Energies, Vol. 19, Pages 415: Research on Source–Grid–Load–Storage Coordinated Optimization and Evolutionarily Stable Strategies for High Renewable Energy
Energies doi: 10.3390/en19020415
Authors:
Yu Shi
Yiwen Yao
Yiran Li
Jing Wang
Rui Zhou
Xiaomin Lu
Xinhong Wang
Dingheng Wang
Xuefeng Gao
Xin Xu
Zilai Ou
Leilei Jiang
Zhe Ma
In the context of large-scale renewable energy integration driven by China’s dual-carbon goals, and under distribution network scenarios with continuously increasing shares of wind and photovoltaic generation, this paper proposes a source–grid–load–storage coordinated planning method embedded with a multi-agent game mechanism. First, the interest transmission pathways among distributed generation operators (DGOs), distribution network operators (DNOs), energy storage operators (ESOs), and electricity users are mapped, based on which a profit model is established for each stakeholder. Building on this, a coordinated planning framework for active distribution networks (DN) is developed under the assumption of bounded rationality. Through an evolutionary-game process among DGOs, DNOs, and ESOs, and in combination with user-side demand response, the model jointly determines the optimal network reinforcement scheme as well as the optimal allocation of distributed generation (DG) and energy storage system (ESS) resources. Case studies are then conducted to verify the feasibility and effectiveness of the proposed method.
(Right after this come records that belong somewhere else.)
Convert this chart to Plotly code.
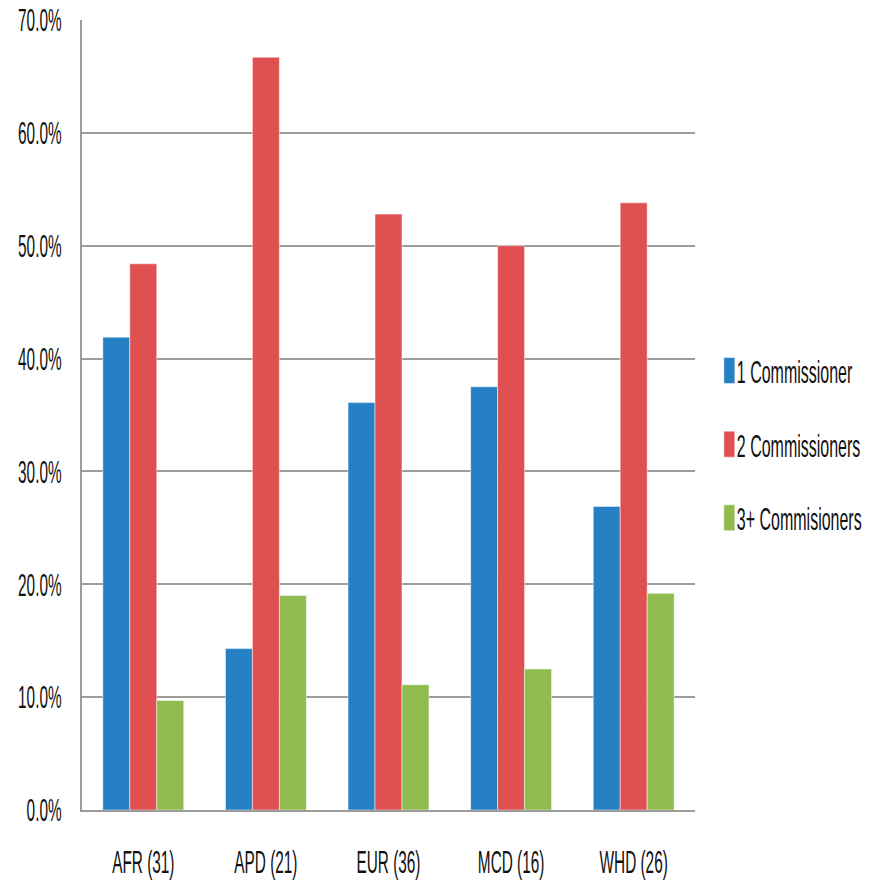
import plotly.graph_objects as go

categories = ["AFR (31)", "APD (21)", "EUR (36)", "MCD (16)", "WHD (26)"]
one_comm = [0.419, 0.143, 0.361, 0.375, 0.269]
two_comm = [0.484, 0.667, 0.528, 0.500, 0.538]
three_comm = [0.097, 0.190, 0.111, 0.125, 0.192]
series_names = ["1 Commissioner", "2 Commissioners", "3+ Commisioners"]
colors = ["#2581c4", "#e05050", "#8fbb4f"]

font_family = "Liberation Sans, Arial, sans-serif"

fig = go.Figure()
for i, (name, vals, col) in enumerate(zip(series_names, [one_comm, two_comm, three_comm], colors)):
    fig.add_trace(go.Bar(x=categories, y=vals, name=name, marker_color=col,
                         legendgroup=f"g{i}",
                         marker_line=dict(color="white", width=0.5)))

fig.update_layout(
    width=880, height=882,
    barmode="group", bargap=0.34, bargroupgap=0,
    plot_bgcolor="white", paper_bgcolor="white",
    margin=dict(l=82, r=185, t=20, b=72, autoexpand=False),
    font=dict(family=font_family, size=32, color="#111111"),
    legend=dict(x=1.003, y=0.463, yanchor="middle", xanchor="left",
                font=dict(size=32), itemwidth=30, tracegroupgap=29,
                traceorder="grouped", bgcolor="rgba(0,0,0,0)"),
    showlegend=True,
)
fig.update_yaxes(range=[0, 0.7], dtick=0.1, tickformat=".1%",
                 showgrid=True, gridcolor="#9c9c9c", gridwidth=2,
                 showline=True, linecolor="#9c9c9c", linewidth=2,
                 ticks="", ticklen=0, zeroline=False, ticklabelstandoff=12)
fig.update_xaxes(showline=True, linecolor="#9c9c9c", linewidth=2, tickangle=0,
                 ticks="", showgrid=False, ticklabelstandoff=23)

# Condense the text horizontally (reference uses a narrow typeface)
post = """
var gd = document.getElementById('{plot_id}');
function squeeze() {
  gd.querySelectorAll('g.xtick text, g.ytick text, text.legendtext').forEach(function (t) {
    if (t.getAttribute('data-sq')) return;
    var k = t.classList.contains('legendtext') ? 0.5 : 0.48;
    var x = parseFloat(t.getAttribute('x') || 0);
    var tr = t.getAttribute('transform') || '';
    t.setAttribute('transform', tr + ' translate(' + x + ',0) scale(' + k + ',1) translate(' + (-x) + ',0)');
    t.setAttribute('data-sq', '1');
  });
  gd.querySelectorAll('g.legendpoints path').forEach(function (p) {
    p.setAttribute('d', 'M18,13H7V-13H18Z');
  });
}
squeeze();
"""
fig.write_html("out.html", post_script=post)
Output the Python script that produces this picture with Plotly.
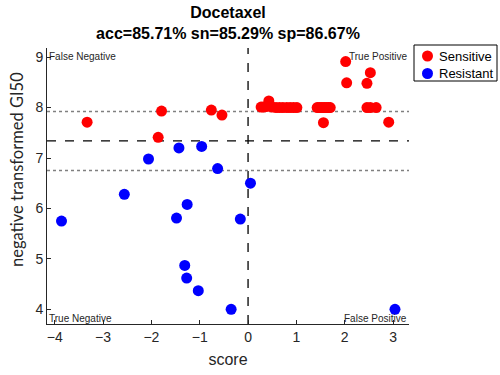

The results demonstrate that the approach enables coordinated planning of DN, DG, and ESS, effectively guides users to participate in demand response, and improves both planning economy and renewable energy accommodation. Moreover, by explicitly capturing the trade-offs among multiple stakeholders through evolutionary-game interactions, the planning outcomes align better with real-world operational characteristics.